Sure there are women who always have a ready excuse about how their child is falling sick, how their mother in law is in town and how they have to get the house ready for Avani Avitam and hence they can’t make it to office on time. But aren’t there as many men who come into work and spend two hours by the coffee machine, another couple of hours talking to various colleagues in person and over phone? Everyone, who intends to shrug work, will do so, irrespective of his or her gender. However be a woman and give ‘female’ excuses to not do work and hear another nail being driven into the equality coffin.

The other thing I can’t get is obscenity. Men swear. And swear a lot. I cannot hear a day pass by without someone yelling ‘Tell that fucking bastard to release the deal or expect him to get a kick in his balls’. They will yell all this in a voice loud enough for their mothers back home to hear them. But in a closed room conversation where there are women, they will mention fuck, redden, and then apologize and substitute it with a chaste word. What is the deal with that? I remember a colleague in FMCG who mentioned that her male boss said having women around cramps their style. They cannot be their true selves and swear all they want. Implied in the sentence are (1) my natural style is to swear and (2) I am comfortable swearing in front of a guy so let us hire a male even if he is slightly inferior to the woman. As for the first argument, your natural style could also be to rave and rant about that unreasonable boss of yours. But do you do it? How come you can resist the temptation to do that yet find it impossible to go light on the swearing. The second argument begs the question how exactly will it help an organization achieve its strategic objectives.

Actually go ahead and use the swear words. I am not personally too fond of them but I can live with them. What I can’t live with are the subtly sexist jokes. I don’t mean the really gross ones where you can hear the slap of a sexual harassment case. I mean the snide ones that you can’t really protest against without looking like a prude but which clearly objectify women. Men being men immediately laugh at it lest they be seen as a pansy.
Sample this

Male Boss on conference call (presenting a slide to show there are 27% women in our office thus showing we are keeping in mind the Diversity and Inclusion objective of the bank) – These are the number of women in the regional office

Unknown male voice across the conf call – Lucky guy. Send some here

Unknown male voices – ha ha ha

The casual use of below-average sexist humour as a bonding tool is almost a given in the corporate world. It no longer is considered offensive. Seriously. Stop. And if you are going to crack a joke about gender, race, religious or other stereotypes, atleast take the effort to make them funny! I will be happy to laugh.
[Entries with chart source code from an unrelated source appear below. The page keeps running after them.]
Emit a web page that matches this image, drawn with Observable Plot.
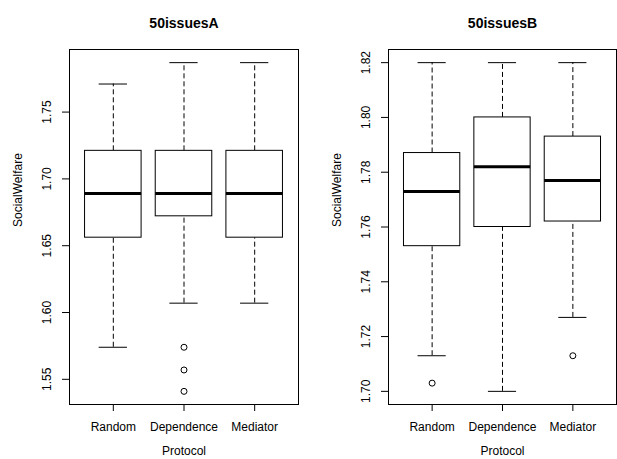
<!DOCTYPE html>
<html>
<head>
<meta charset="utf-8">
<script src="https://cdn.jsdelivr.net/npm/d3@7"></script>
<script src="https://cdn.jsdelivr.net/npm/@observablehq/plot@0.6"></script>
<style>
  html, body { margin: 0; padding: 0; background: #fff; }
  #wrap { position: relative; width: 617px; height: 459px; overflow: hidden; }
  #left, #right { position: absolute; top: 0; }
  #left { left: 0; }
  #right { left: 308px; }
</style>
</head>
<body>
<div id="wrap"><div id="left"></div><div id="right"></div></div>
<script>
const categories = ["Random", "Dependence", "Mediator"];

// Panel A: 50issuesA
const aLowerWhisker = [1.574, 1.607, 1.607];
const aQ1 = [1.656, 1.672, 1.656];
const aMedian = [1.689, 1.689, 1.689];
const aQ3 = [1.721, 1.721, 1.721];
const aUpperWhisker = [1.771, 1.787, 1.787];
const aOutlierCats = ["Dependence", "Dependence", "Dependence"];
const aOutlierValues = [1.574, 1.557, 1.541];
const aTicks = [1.55, 1.60, 1.65, 1.70, 1.75];

// Panel B: 50issuesB
const bLowerWhisker = [1.713, 1.700, 1.727];
const bQ1 = [1.753, 1.760, 1.762];
const bMedian = [1.773, 1.782, 1.777];
const bQ3 = [1.787, 1.800, 1.793];
const bUpperWhisker = [1.820, 1.820, 1.820];
const bOutlierCats = ["Random", "Mediator"];
const bOutlierValues = [1.703, 1.713];
const bTicks = [1.70, 1.72, 1.74, 1.76, 1.78, 1.80, 1.82];

const FONT = "'Liberation Sans', Arial, Helvetica, sans-serif";

function makePanel({title, lower, q1, med, q3, upper, oCats, oVals, ticks, width, marginLeft, marginRight}) {
  const rows = categories.map((c, i) => ({
    cat: c, pos: i + 1, lower: lower[i], q1: q1[i], med: med[i], q3: q3[i], upper: upper[i]
  }));
  const outs = oCats.map((c, i) => ({pos: categories.indexOf(c) + 1, value: oVals[i]}));
  const lo = Math.min(...lower, ...oVals), hi = Math.max(...upper, ...oVals);
  const pad = (hi - lo) * 0.04;
  return Plot.plot({
    width, height: 459,
    marginLeft, marginRight, marginTop: 49, marginBottom: 55,
    style: {fontFamily: FONT, fontSize: "12px", background: "white", color: "black", overflow: "visible"},
    x: {type: "linear", domain: [0.38, 3.62]},
    y: {domain: [lo - pad, hi + pad]},
    marks: [
      Plot.ruleX(rows, {x: "pos", y1: "q3", y2: "upper", stroke: "black", strokeDasharray: "5,3"}),
      Plot.ruleX(rows, {x: "pos", y1: "lower", y2: "q1", stroke: "black", strokeDasharray: "5,3"}),
      Plot.ruleY(rows, {y: "upper", x1: d => d.pos - 0.2, x2: d => d.pos + 0.2, stroke: "black"}),
      Plot.ruleY(rows, {y: "lower", x1: d => d.pos - 0.2, x2: d => d.pos + 0.2, stroke: "black"}),
      Plot.rect(rows, {x1: d => d.pos - 0.4, x2: d => d.pos + 0.4, y1: "q1", y2: "q3", fill: "white", stroke: "black"}),
      Plot.ruleY(rows, {y: "med", x1: d => d.pos - 0.4, x2: d => d.pos + 0.4, stroke: "black", strokeWidth: 3}),
      Plot.dot(outs, {x: "pos", y: "value", r: 3, stroke: "black", fill: "none", strokeWidth: 1}),
      Plot.frame({stroke: "black"}),
      Plot.axisX({ticks: [1, 2, 3], tickFormat: i => categories[i - 1], tickSize: 7, tickPadding: 11, label: null, fontSize: 12}),
      Plot.axisY({ticks, tickFormat: d => d.toFixed(2), tickSize: 7, tickPadding: 12, tickRotate: -90, label: null, fontSize: 12}),
      Plot.text([title], {frameAnchor: "top", dy: -31, fontWeight: "bold", fontSize: 14}),
      Plot.text(["SocialWelfare"], {frameAnchor: "left", dx: -51, rotate: -90, fontSize: 12}),
      Plot.text(["Protocol"], {frameAnchor: "bottom", dy: 50, fontSize: 12})
    ]
  });
}

document.getElementById("left").appendChild(makePanel({
  title: "50issuesA", lower: aLowerWhisker, q1: aQ1, med: aMedian, q3: aQ3, upper: aUpperWhisker,
  oCats: aOutlierCats, oVals: aOutlierValues, ticks: aTicks, width: 308, marginLeft: 69, marginRight: 10
}));
document.getElementById("right").appendChild(makePanel({
  title: "50issuesB", lower: bLowerWhisker, q1: bQ1, med: bMedian, q3: bQ3, upper: bUpperWhisker,
  oCats: bOutlierCats, oVals: bOutlierValues, ticks: bTicks, width: 309, marginLeft: 80, marginRight: 1
}));
</script>
</body>
</html>
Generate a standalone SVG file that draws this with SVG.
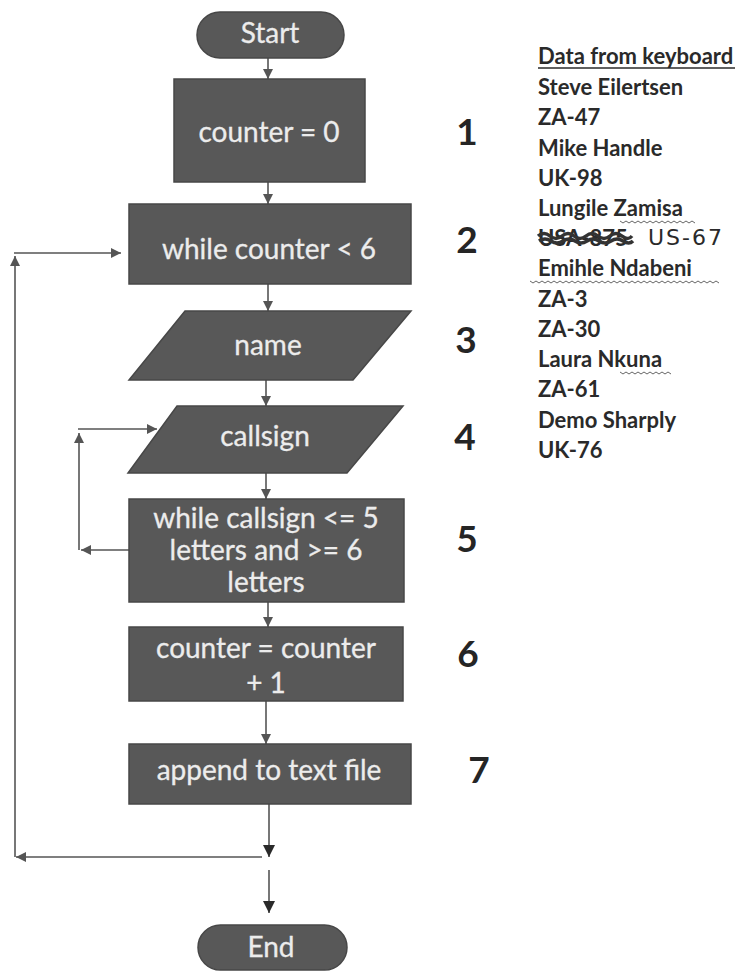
<svg xmlns="http://www.w3.org/2000/svg" width="743" height="971" viewBox="0 0 743 971">
<defs>
<style>
.box{fill:#585858;stroke:#474747;stroke-width:1.5}
.lbl{font-family:Lato,"Liberation Sans",sans-serif;font-size:28px;fill:#ececec;text-anchor:middle;stroke:#ececec;stroke-width:0.3}
.num{font-family:Lato,"Liberation Sans",sans-serif;font-size:37px;font-weight:bold;fill:#252525;text-anchor:middle}
.data{font-family:Lato,"Liberation Sans",sans-serif;font-size:22px;font-weight:bold;fill:#2a2a2a}
.hand{font-family:"DejaVu Sans","Liberation Sans",sans-serif;font-size:22px;fill:#2a2a2a;letter-spacing:2px}
.con{fill:none;stroke:#555;stroke-width:1.6}
.wavy{fill:none;stroke:#666;stroke-width:1}
</style>
<marker id="ah" viewBox="0 0 10 10" refX="10" refY="5" markerWidth="10" markerHeight="10" markerUnits="userSpaceOnUse" orient="auto">
<path d="M0,0 L10,5 L0,10 z" fill="#555"/>
</marker>
<marker id="ahd" viewBox="0 0 10 10" refX="10" refY="5" markerWidth="12" markerHeight="12" markerUnits="userSpaceOnUse" orient="auto">
<path d="M0,0 L10,5 L0,10 z" fill="#2a2a2a"/>
</marker>
</defs>

<g id="connectors">
<line class="con" x1="268" y1="58" x2="268" y2="79" marker-end="url(#ah)"/>
<line class="con" x1="268" y1="182" x2="268" y2="204" marker-end="url(#ah)"/>
<line class="con" x1="268" y1="284" x2="268" y2="311" marker-end="url(#ah)"/>
<line class="con" x1="266" y1="380" x2="266" y2="406" marker-end="url(#ah)"/>
<line class="con" x1="266" y1="473" x2="266" y2="499" marker-end="url(#ah)"/>
<line class="con" x1="268" y1="602" x2="268" y2="627" marker-end="url(#ah)"/>
<line class="con" x1="266" y1="701" x2="266" y2="744" marker-end="url(#ah)"/>
<line class="con" x1="269" y1="804" x2="269" y2="857" stroke="#2a2a2a" marker-end="url(#ahd)"/>
<line class="con" x1="262" y1="857" x2="16" y2="857" marker-end="url(#ah)"/>
<line class="con" x1="15" y1="857" x2="15" y2="256" marker-end="url(#ah)"/>
<line class="con" x1="14" y1="253" x2="121" y2="253" marker-end="url(#ah)"/>
<line class="con" x1="269" y1="870" x2="269" y2="913" stroke="#2a2a2a" stroke-width="2" marker-end="url(#ahd)"/>
<line class="con" x1="129" y1="550" x2="81" y2="550" marker-end="url(#ah)"/>
<line class="con" x1="79" y1="550" x2="79" y2="433" marker-end="url(#ah)"/>
<line class="con" x1="78" y1="429" x2="157" y2="429" marker-end="url(#ah)"/>
</g>

<g id="start">
<rect class="box" x="197" y="12" width="147" height="46" rx="23"/>
<text class="lbl" x="270" y="43">Start</text>
</g>
<g id="init">
<rect class="box" x="174" y="79" width="191" height="103"/>
<text class="lbl" x="269" y="142">counter = 0</text>
</g>
<g id="while-counter">
<rect class="box" x="129" y="204" width="282" height="80"/>
<text class="lbl" x="269" y="259">while counter &lt; 6</text>
</g>
<g id="name">
<polygon class="box" points="185,311 411,311 353,380 129,380"/>
<text class="lbl" x="268" y="355">name</text>
</g>
<g id="callsign">
<polygon class="box" points="177,406 403,406 347,473 128,473"/>
<text class="lbl" x="265" y="446">callsign</text>
</g>
<g id="while-callsign">
<rect class="box" x="129" y="499" width="275" height="103"/>
<text class="lbl" x="266" y="528">while callsign &lt;= 5</text>
<text class="lbl" x="266" y="560">letters and &gt;= 6</text>
<text class="lbl" x="266" y="592">letters</text>
</g>
<g id="increment">
<rect class="box" x="129" y="627" width="274" height="74"/>
<text class="lbl" x="266" y="658">counter = counter</text>
<text class="lbl" x="266" y="693">+ 1</text>
</g>
<g id="append">
<rect class="box" x="129" y="744" width="282" height="60"/>
<text class="lbl" x="269" y="780">append to text file</text>
</g>
<g id="end">
<rect class="box" x="198" y="925" width="149" height="45" rx="22.5"/>
<text class="lbl" x="271" y="957">End</text>
</g>

<g id="step-numbers">
<text class="num" x="467" y="145">1</text>
<text class="num" x="467" y="253">2</text>
<text class="num" x="466" y="353">3</text>
<text class="num" x="465" y="450">4</text>
<text class="num" x="467" y="552">5</text>
<text class="num" x="468" y="667">6</text>
<text class="num" x="479" y="783">7</text>
</g>

<g id="data-list">
<text class="data" x="538" y="64">Data from keyboard</text>
<line x1="538" y1="68" x2="735" y2="68" stroke="#2a2a2a" stroke-width="1.5"/>
<text class="data" x="538" y="95">Steve Eilertsen</text>
<text class="data" x="538" y="125">ZA-47</text>
<text class="data" x="538" y="156">Mike Handle</text>
<text class="data" x="538" y="186">UK-98</text>
<text class="data" x="538" y="216">Lungile Zamisa</text>
<path class="wavy" d="M620,221 l3,2 l3,-2 l3,2 l3,-2 l3,2 l3,-2 l3,2 l3,-2 l3,2 l3,-2 l3,2 l3,-2 l3,2 l3,-2 l3,2 l3,-2 l3,2 l3,-2 l3,2 l3,-2 l3,2 l3,-2 l3,2 l3,-2 l3,2"/>
<text class="data" x="538" y="246" fill="#555">USA-875</text>
<path d="M538,236 q6,-5 12,0 t12,0 t12,0 t12,0 t12,0 t12,0 t12,0 t10,0 M539,241 q6,-4 12,0 t12,0 t12,0 t12,0 t12,0 t12,0 t12,0 t10,0" fill="none" stroke="#333" stroke-width="3.5"/>
<text class="hand" x="648" y="245">US-67</text>
<text class="data" x="538" y="276">Emihle Ndabeni</text>
<path class="wavy" d="M530,281 l3,2 l3,-2 l3,2 l3,-2 l3,2 l3,-2 l3,2 l3,-2 l3,2 l3,-2 l3,2 l3,-2 l3,2 l3,-2 l3,2 l3,-2 l3,2 l3,-2 l3,2 l3,-2 l3,2 l3,-2 l3,2 l3,-2 l3,2 l3,-2 l3,2 l3,-2 l3,2 l3,-2 l3,2 l3,-2 l3,2 l3,-2 l3,2 l3,-2 l3,2 l3,-2 l3,2 l3,-2 l3,2 l3,-2 l3,2 l3,-2 l3,2 l3,-2 l3,2 l3,-2 l3,2 l3,-2 l3,2 l3,-2 l3,2 l3,-2 l3,2 l3,-2 l3,2 l3,-2 l3,2 l3,-2 l3,2 l3,-2 l3,2" stroke="#999"/>
<text class="data" x="538" y="307">ZA-3</text>
<text class="data" x="538" y="337">ZA-30</text>
<text class="data" x="538" y="367">Laura Nkuna</text>
<path class="wavy" d="M620,372 l3,2 l3,-2 l3,2 l3,-2 l3,2 l3,-2 l3,2 l3,-2 l3,2 l3,-2 l3,2 l3,-2 l3,2 l3,-2 l3,2 l3,-2 l3,2"/>
<text class="data" x="538" y="397">ZA-61</text>
<text class="data" x="538" y="428">Demo Sharply</text>
<text class="data" x="538" y="458">UK-76</text>
</g>
</svg>
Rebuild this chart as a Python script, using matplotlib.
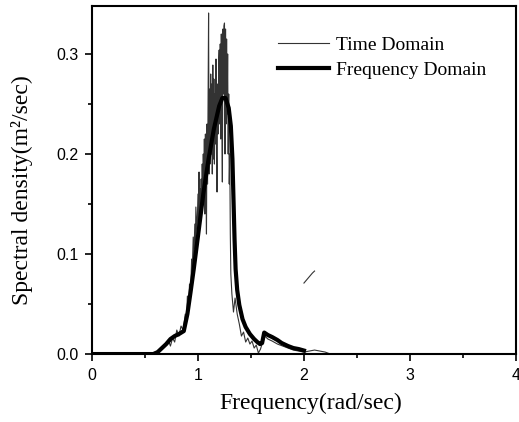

I appreciate the Diversity and Inclusion initiative in most places. Most cultures have a philosophy that speaks of the Yin Yang balance. Organisations these days are beginning to recognize that achieving this balance means being able to connect with your environment better, having a balanced set of skills and viewpoints leading to optimal conflict levels and better results. The pressure is on to increase representation across gender, communities, abilities, races etc. How it can be translated into a crude joke at a personal level is however appalling. I was introduced in a meeting as ‘a representative of the diversity and inclusion initiative’. Which was demeaning to say the least because I was certainly not hired because I was a woman. I did not get into B-School and be in the top quartile because I was a woman. I don’t remember being given any out-of-turn promotions or pay hikes because I am a woman. Why exactly would someone suggest that I am where I am because my organization is sympathetic to the female sex at the moment!

Especially given that all my life, I have hated even the hint of a suggestion that I gain some benefit for being a woman. I have never been happy with women being given ‘the best woman entrepreneur’ award or ‘the best woman employee’ award. It makes my achievement seen very cheap when the only person I am going to be benchmarked against are other women. Someone senior I know (a very balanced gentleman) did make a very important point. The award is as much about recognizing the achievement of a woman in a male dominated society as it is about providing encouragement to millions of women across the country and the world who are still trapped in lives where they sincerely believe women are inferior to men and who need to be told that women are capable of achieving something.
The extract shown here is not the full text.